Vehicle damage: Scrapes, scuffs, chips and cracks
Damage such as scrapes, scuffs, chips and cracks should be repaired as soon as possible after it occurs. This is vital as when the paintwork is damaged it can cause corrosion to the vehicle. You should check with your lease provider, although most will allow you to arrange to have any minor damage repaired and missing or damaged items to be replaced before returning the car. You must ensure that the work is completed to a professional standard by a qualified repairer, and they provide a transferable warranty for the work.
Damage on the windscreens such as Chips, cracks and holes should not obstruct the driver's line of sight. However, if the windscreen does not meet current MOT requirements, it must be replaced if you want to avoid being charged for the replacement. If the windscreen is fixed or replaced, it must be recalibrated according to the car manufacturer's specifications to ensure that any advanced driver assistance systems (ADAS) on the vehicle are fully functional.
If you have a maintenance contract as part of your lease agreement, it is critical that you communicate with your finance provider first so that they can advise you and authorise any repairs that may be necessary.
Check your tyres regularly
It's crucial to regularly check your vehicle's tyres to ensure they are of a safe and legal standard. If your tyres are in poor condition, they could blow out or lose traction in poor weather. Tyre pressure and Tread depth are two checks you should frequently carry out.
Tyres over or under pressure wear out unevenly and need replacing sooner, which can be expensive. Check the manufacturer's suggested PSI before checking your vehicle's tyre pressure to guarantee that no tyre is under or over-inflated. This information is typically found in your owner's manual or online.
Checking the tyre tread of your lease vehicle is vital as having worn tyres means you have less control of your tyres on the road, which can cause a severe accident. Having the incorrect tyre depth can also put you at risk of getting a hefty fine. The legal tyre tread depth for cars in the UK and Europe is 1.6mm across the middle three-quarters of the tyre. The tyre's tread must also meet this minimum requirement across its whole circumference.
Read our Tyre Type and Classification guide for information on tyre size, EU labels and typical seasonal and regional tread variations.
Look after the interior of your lease car
Looking after the interior of a car is a general courtesy when returning a vehicle, but it is a must in the case of leasing a car for such a long time. It's important to remember that even though you've been driving the vehicle for a long time, it doesn't belong to you, and you must return it unless you want to buy it from them.
When it comes to returning your lease vehicle at the end of its contract, there shouldn't be any stand-out stains or odours inside the car, and all materials must be free of tears, burns or rips.
Can you smoke in a lease car?
There is no rule prohibiting you from smoking in your personal lease vehicle, but there is plenty of information on why you shouldn't. Here are a few reasons:
Under fair wear and tear guides, there is a section about unacceptable interior standards upon return. Long-term exposure to cigarette smoke can cause the interior to deteriorate, and cigarette burns can damage the upholstery, which will need to be repaired, or you could be fined.
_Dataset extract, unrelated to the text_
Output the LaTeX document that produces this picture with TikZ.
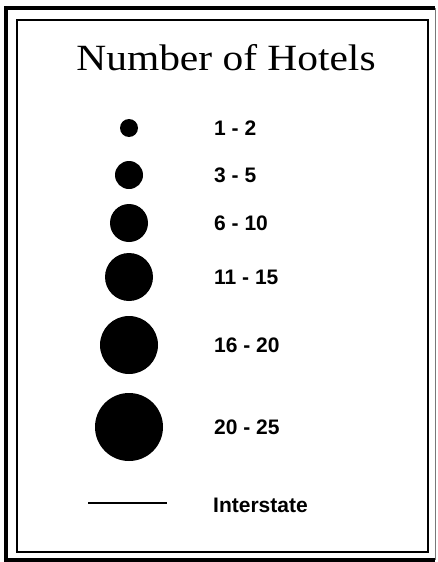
\documentclass[tikz,border=0pt]{standalone}
\usepackage{fontspec}
\usepackage{graphicx}
\usepackage{tikz}
\usetikzlibrary{calc,positioning}
\setmainfont{Liberation Serif}
\newfontfamily\legendsans{Liberation Sans}
\definecolor{frameGray}{RGB}{120,120,120}

\begin{document}
\begin{tikzpicture}[x=1pt,y=-1pt]
\useasboundingbox (0,0) rectangle (437,562);
\tikzset{
  hoteldot/.style={circle, fill=black, inner sep=0pt},
  rangelabel/.style={anchor=west, inner sep=0pt, font=\legendsans\bfseries\fontsize{21}{25}\selectfont}
}
% frames
\draw[line width=3.5pt] (435,8) -- (6,8) -- (6,560) -- (435,560);
\draw[frameGray, line width=0.6pt] (435,8) -- (435,560);
\draw[line width=1.4pt] (17,20) rectangle (428,552);
\node[inner sep=0pt, font=\fontsize{37}{40}\selectfont] (title) at (226,58) {\scalebox{1.12}[1]{Number of Hotels}};
\foreach \n/\d/\y/\t in {1/18/128/1 - 2,2/28/175/3 - 5,3/38/223/6 - 10,4/48/277/11 - 15,5/58/345/16 - 20,6/68/427/20 - 25}
{
\node[hoteldot, minimum size=\d pt] (dot\n) at (129,\y) {};
\node[rangelabel] (range\n) at (214,\y) {\t};
}
\coordinate (roadL) at (88,503);
\coordinate (roadR) at (167,503);
\draw[line width=2pt] (roadL) -- (roadR);
\node[rangelabel] (road) at (213,505) {Interstate};
\end{tikzpicture}
\end{document}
Second, smoking is prohibited in any vehicle, leased or not, when someone under 18 is present.
If you are business car leasing and leasing a commercial vehicle, smoking is prohibited during its use. This is due to the Smoke-free (Premises and Enforcement) Regulations 2006, which states it is forbidden to smoke in a vehicle that others may use. This is Government enforcement instead of something the finance companies enforce.
Can you vape in a lease car?
Vaping in a leased car is allowed, however, it can still get you in trouble with the law if it is determined to distract you from driving. The vapour produced by the devices is far more visible and denser than cigarette smoke, which can temporarily obscure the road view. The vape device itself can also be a distraction similar to other devices like mobile phones.
Regardless of who is vaping in the car, if a police officer believes the driver can't see the road clearly or is likely to be distracted, they could be fined and earn drivers up to nine penalty points on their licences.